--- ENTRIES PROVIDED ---
—————

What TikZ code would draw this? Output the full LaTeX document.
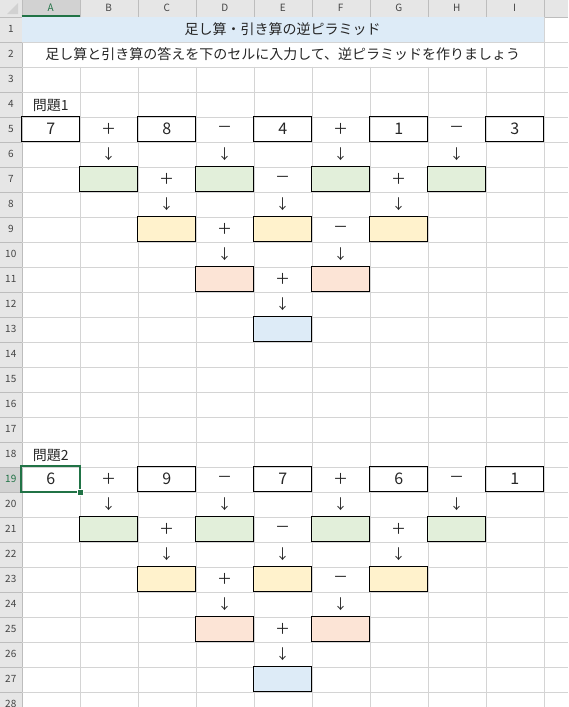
\documentclass[tikz,border=0pt]{standalone}
\usepackage{fontspec}
\setmainfont{Noto Sans CJK JP}
\usetikzlibrary{calc}
\definecolor{gridgray}{HTML}{D4D4D4}
\definecolor{hdrgray}{HTML}{E6E6E6}
\definecolor{hdrsel}{HTML}{D2D2D2}
\definecolor{hdrline}{HTML}{BDBDBD}
\definecolor{hdrfont}{HTML}{444444}
\definecolor{xlgreen}{HTML}{217346}
\definecolor{titleblue}{HTML}{DDEBF7}
\definecolor{boxgreen}{HTML}{E2EFDA}
\definecolor{boxyellow}{HTML}{FFF2CC}
\definecolor{boxpeach}{HTML}{FCE4D6}
\definecolor{boxblue}{HTML}{DDEBF7}
\begin{document}
\begin{tikzpicture}[x=1pt,y=-1pt,
    cellbox/.style={draw=black, line width=1pt, minimum width=58pt, minimum height=25pt, inner sep=0pt},
    numtext/.style={font=\fontsize{16}{18}\selectfont, text=black!85},
    optext/.style={font=\fontsize{15}{18}\selectfont, text=black!85},
    downtext/.style={font=\fontsize{14}{16}\selectfont, text=black!85},
    headtext/.style={font=\fontsize{14}{16}\selectfont, text=black!85},
    hdrtext/.style={font=\fontsize{10}{12}\selectfont, text=hdrfont}]
    \useasboundingbox (0,0) rectangle (568,707);
    \clip (0,0) rectangle (568,707);

    % cell centres
    \foreach \c in {1,...,9} {
        \foreach \r in {1,...,28} {
            \coordinate (c\c-\r) at ({58*\c-7.3},{25*\r+4.2});
        }
    }

    % headers
    \fill[hdrgray] (0,0) rectangle (568,16.7);
    \fill[hdrgray] (0,0) rectangle (21.7,707);
    \fill[hdrsel] (21.7,0) rectangle (79.7,16.7);
    \fill[hdrsel] (0,466.7) rectangle (21.7,491.7);
    \fill[hdrline!70] (7,14) -- (18,14) -- (18,3) -- cycle;
    \foreach \k in {1,...,9}
        \draw[hdrline] ({21.7+58*\k},0) -- ({21.7+58*\k},16.7);
    \foreach \k in {1,...,28}
        \draw[hdrline] (0,{16.7+25*\k}) -- (21.7,{16.7+25*\k});
    \draw[hdrline] (0,16.7) -- (568,16.7);
    \draw[hdrline] (21.7,0) -- (21.7,707);
    \draw[xlgreen, line width=2pt] (21.7,15.7) -- (79.7,15.7);
    \foreach \c/\l in {1/A,2/B,3/C,4/D,5/E,6/F,7/G,8/H,9/I}
        \node[hdrtext] (col\l) at ({58*\c-7.3},8.3) {\l};
    \node[hdrtext, fill=hdrsel, text=xlgreen, inner sep=1pt] at (colA) {A};
    \foreach \r in {1,...,28}
        \node[hdrtext] (row\r) at (10.8,{25*\r+4.2}) {\r};
    \node[hdrtext, fill=hdrsel, text=xlgreen, inner sep=1pt] at (row19) {19};

    % grid
    \fill[titleblue] (21.7,16.7) rectangle (543.7,41.7);
    \foreach \k in {1,...,27}
        \draw[gridgray] (21.7,{16.7+25*\k}) -- (568,{16.7+25*\k});
    \foreach \k in {1,...,8}
        \draw[gridgray] ({21.7+58*\k},66.7) -- ({21.7+58*\k},707);
    \draw[gridgray] (543.7,16.7) -- (543.7,707);

    % title rows
    \node[headtext] (title) at (282.7,29.2) {足し算・引き算の逆ピラミッド};
    \node[headtext] (guide) at (282.7,54.2) {足し算と引き算の答えを下のセルに入力して、逆ピラミッドを作りましょう};

    % the two pyramids
    \foreach \L/\name/\na/\nb/\nc/\nd/\ne in {4/問題1/7/8/4/1/3, 18/問題2/6/9/7/6/1} {
        \pgfmathtruncatemacro\ra{\L+1}
        \pgfmathtruncatemacro\rb{\L+2}
        \pgfmathtruncatemacro\rc{\L+3}
        \pgfmathtruncatemacro\rd{\L+4}
        \pgfmathtruncatemacro\re{\L+5}
        \pgfmathtruncatemacro\rf{\L+6}
        \pgfmathtruncatemacro\rg{\L+7}
        \pgfmathtruncatemacro\rh{\L+8}
        \pgfmathtruncatemacro\ri{\L+9}
        \node[headtext, yshift=-1.5pt] (label\L) at (c1-\L) {\name};
        \foreach \c/\n in {1/\na,3/\nb,5/\nc,7/\nd,9/\ne}
            \node[cellbox, numtext] (num\L-\c) at (c\c-\ra) {\n};
        \foreach \c/\op in {2/＋,4/－,6/＋,8/－}
            \node[optext] (opa\L-\c) at (c\c-\ra) {\op};
        \foreach \c in {2,4,6,8}
            \node[downtext] (dna\L-\c) at (c\c-\rb) {↓};
        \foreach \c in {2,4,6,8}
            \node[cellbox, fill=boxgreen] (grn\L-\c) at (c\c-\rc) {};
        \foreach \c/\op in {3/＋,5/－,7/＋}
            \node[optext] (opb\L-\c) at (c\c-\rc) {\op};
        \foreach \c in {3,5,7}
            \node[downtext] (dnb\L-\c) at (c\c-\rd) {↓};
        \foreach \c in {3,5,7}
            \node[cellbox, fill=boxyellow] (yel\L-\c) at (c\c-\re) {};
        \foreach \c/\op in {4/＋,6/－}
            \node[optext] (opc\L-\c) at (c\c-\re) {\op};
        \foreach \c in {4,6}
            \node[downtext] (dnc\L-\c) at (c\c-\rf) {↓};
        \foreach \c in {4,6}
            \node[cellbox, fill=boxpeach] (pch\L-\c) at (c\c-\rg) {};
        \node[optext] (opd\L) at (c5-\rg) {＋};
        \node[downtext] (dnd\L) at (c5-\rh) {↓};
        \node[cellbox, fill=boxblue] (top\L) at (c5-\ri) {};
    }

    % selected cell A19
    \draw[xlgreen, line width=2pt] (num18-1.north west) rectangle (num18-1.south east);
    \fill[xlgreen, draw=white, line width=0.8pt] ($(num18-1.south east)+(-2.8,-2.8)$) rectangle ($(num18-1.south east)+(2.8,2.8)$);
\end{tikzpicture}
\end{document}
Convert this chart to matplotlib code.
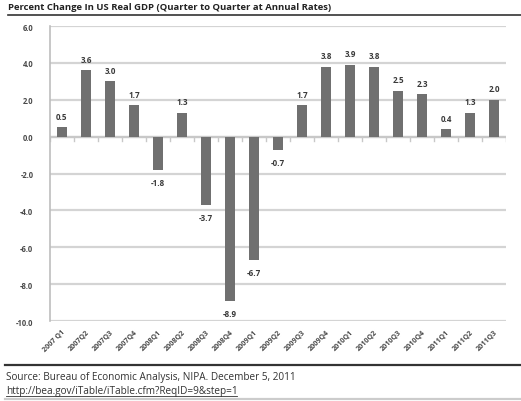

—————

--- EXERCISE INSTRUCTIONS ---
Verbatim reproduction of every record is required; images are left out.

--- EXPECTED OUTPUT ---
What TikZ code would draw this? Output the full LaTeX document.
\documentclass[tikz,border=0pt]{standalone}
\usepackage{fontspec}
\setmainfont{Noto Sans CJK JP}
\usetikzlibrary{calc}
\definecolor{gridgray}{HTML}{D4D4D4}
\definecolor{hdrgray}{HTML}{E6E6E6}
\definecolor{hdrsel}{HTML}{D2D2D2}
\definecolor{hdrline}{HTML}{BDBDBD}
\definecolor{hdrfont}{HTML}{444444}
\definecolor{xlgreen}{HTML}{217346}
\definecolor{titleblue}{HTML}{DDEBF7}
\definecolor{boxgreen}{HTML}{E2EFDA}
\definecolor{boxyellow}{HTML}{FFF2CC}
\definecolor{boxpeach}{HTML}{FCE4D6}
\definecolor{boxblue}{HTML}{DDEBF7}
\begin{document}
\begin{tikzpicture}[x=1pt,y=-1pt,
    cellbox/.style={draw=black, line width=1pt, minimum width=58pt, minimum height=25pt, inner sep=0pt},
    numtext/.style={font=\fontsize{16}{18}\selectfont, text=black!85},
    optext/.style={font=\fontsize{15}{18}\selectfont, text=black!85},
    downtext/.style={font=\fontsize{14}{16}\selectfont, text=black!85},
    headtext/.style={font=\fontsize{14}{16}\selectfont, text=black!85},
    hdrtext/.style={font=\fontsize{10}{12}\selectfont, text=hdrfont}]
    \useasboundingbox (0,0) rectangle (568,707);
    \clip (0,0) rectangle (568,707);

    % cell centres
    \foreach \c in {1,...,9} {
        \foreach \r in {1,...,28} {
            \coordinate (c\c-\r) at ({58*\c-7.3},{25*\r+4.2});
        }
    }

    % headers
    \fill[hdrgray] (0,0) rectangle (568,16.7);
    \fill[hdrgray] (0,0) rectangle (21.7,707);
    \fill[hdrsel] (21.7,0) rectangle (79.7,16.7);
    \fill[hdrsel] (0,466.7) rectangle (21.7,491.7);
    \fill[hdrline!70] (7,14) -- (18,14) -- (18,3) -- cycle;
    \foreach \k in {1,...,9}
        \draw[hdrline] ({21.7+58*\k},0) -- ({21.7+58*\k},16.7);
    \foreach \k in {1,...,28}
        \draw[hdrline] (0,{16.7+25*\k}) -- (21.7,{16.7+25*\k});
    \draw[hdrline] (0,16.7) -- (568,16.7);
    \draw[hdrline] (21.7,0) -- (21.7,707);
    \draw[xlgreen, line width=2pt] (21.7,15.7) -- (79.7,15.7);
    \foreach \c/\l in {1/A,2/B,3/C,4/D,5/E,6/F,7/G,8/H,9/I}
        \node[hdrtext] (col\l) at ({58*\c-7.3},8.3) {\l};
    \node[hdrtext, fill=hdrsel, text=xlgreen, inner sep=1pt] at (colA) {A};
    \foreach \r in {1,...,28}
        \node[hdrtext] (row\r) at (10.8,{25*\r+4.2}) {\r};
    \node[hdrtext, fill=hdrsel, text=xlgreen, inner sep=1pt] at (row19) {19};

    % grid
    \fill[titleblue] (21.7,16.7) rectangle (543.7,41.7);
    \foreach \k in {1,...,27}
        \draw[gridgray] (21.7,{16.7+25*\k}) -- (568,{16.7+25*\k});
    \foreach \k in {1,...,8}
        \draw[gridgray] ({21.7+58*\k},66.7) -- ({21.7+58*\k},707);
    \draw[gridgray] (543.7,16.7) -- (543.7,707);

    % title rows
    \node[headtext] (title) at (282.7,29.2) {足し算・引き算の逆ピラミッド};
    \node[headtext] (guide) at (282.7,54.2) {足し算と引き算の答えを下のセルに入力して、逆ピラミッドを作りましょう};

    % the two pyramids
    \foreach \L/\name/\na/\nb/\nc/\nd/\ne in {4/問題1/7/8/4/1/3, 18/問題2/6/9/7/6/1} {
        \pgfmathtruncatemacro\ra{\L+1}
        \pgfmathtruncatemacro\rb{\L+2}
        \pgfmathtruncatemacro\rc{\L+3}
        \pgfmathtruncatemacro\rd{\L+4}
        \pgfmathtruncatemacro\re{\L+5}
        \pgfmathtruncatemacro\rf{\L+6}
        \pgfmathtruncatemacro\rg{\L+7}
        \pgfmathtruncatemacro\rh{\L+8}
        \pgfmathtruncatemacro\ri{\L+9}
        \node[headtext, yshift=-1.5pt] (label\L) at (c1-\L) {\name};
        \foreach \c/\n in {1/\na,3/\nb,5/\nc,7/\nd,9/\ne}
            \node[cellbox, numtext] (num\L-\c) at (c\c-\ra) {\n};
        \foreach \c/\op in {2/＋,4/－,6/＋,8/－}
            \node[optext] (opa\L-\c) at (c\c-\ra) {\op};
        \foreach \c in {2,4,6,8}
            \node[downtext] (dna\L-\c) at (c\c-\rb) {↓};
        \foreach \c in {2,4,6,8}
            \node[cellbox, fill=boxgreen] (grn\L-\c) at (c\c-\rc) {};
        \foreach \c/\op in {3/＋,5/－,7/＋}
            \node[optext] (opb\L-\c) at (c\c-\rc) {\op};
        \foreach \c in {3,5,7}
            \node[downtext] (dnb\L-\c) at (c\c-\rd) {↓};
        \foreach \c in {3,5,7}
            \node[cellbox, fill=boxyellow] (yel\L-\c) at (c\c-\re) {};
        \foreach \c/\op in {4/＋,6/－}
            \node[optext] (opc\L-\c) at (c\c-\re) {\op};
        \foreach \c in {4,6}
            \node[downtext] (dnc\L-\c) at (c\c-\rf) {↓};
        \foreach \c in {4,6}
            \node[cellbox, fill=boxpeach] (pch\L-\c) at (c\c-\rg) {};
        \node[optext] (opd\L) at (c5-\rg) {＋};
        \node[downtext] (dnd\L) at (c5-\rh) {↓};
        \node[cellbox, fill=boxblue] (top\L) at (c5-\ri) {};
    }

    % selected cell A19
    \draw[xlgreen, line width=2pt] (num18-1.north west) rectangle (num18-1.south east);
    \fill[xlgreen, draw=white, line width=0.8pt] ($(num18-1.south east)+(-2.8,-2.8)$) rectangle ($(num18-1.south east)+(2.8,2.8)$);
\end{tikzpicture}
\end{document}
Convert this chart to matplotlib code.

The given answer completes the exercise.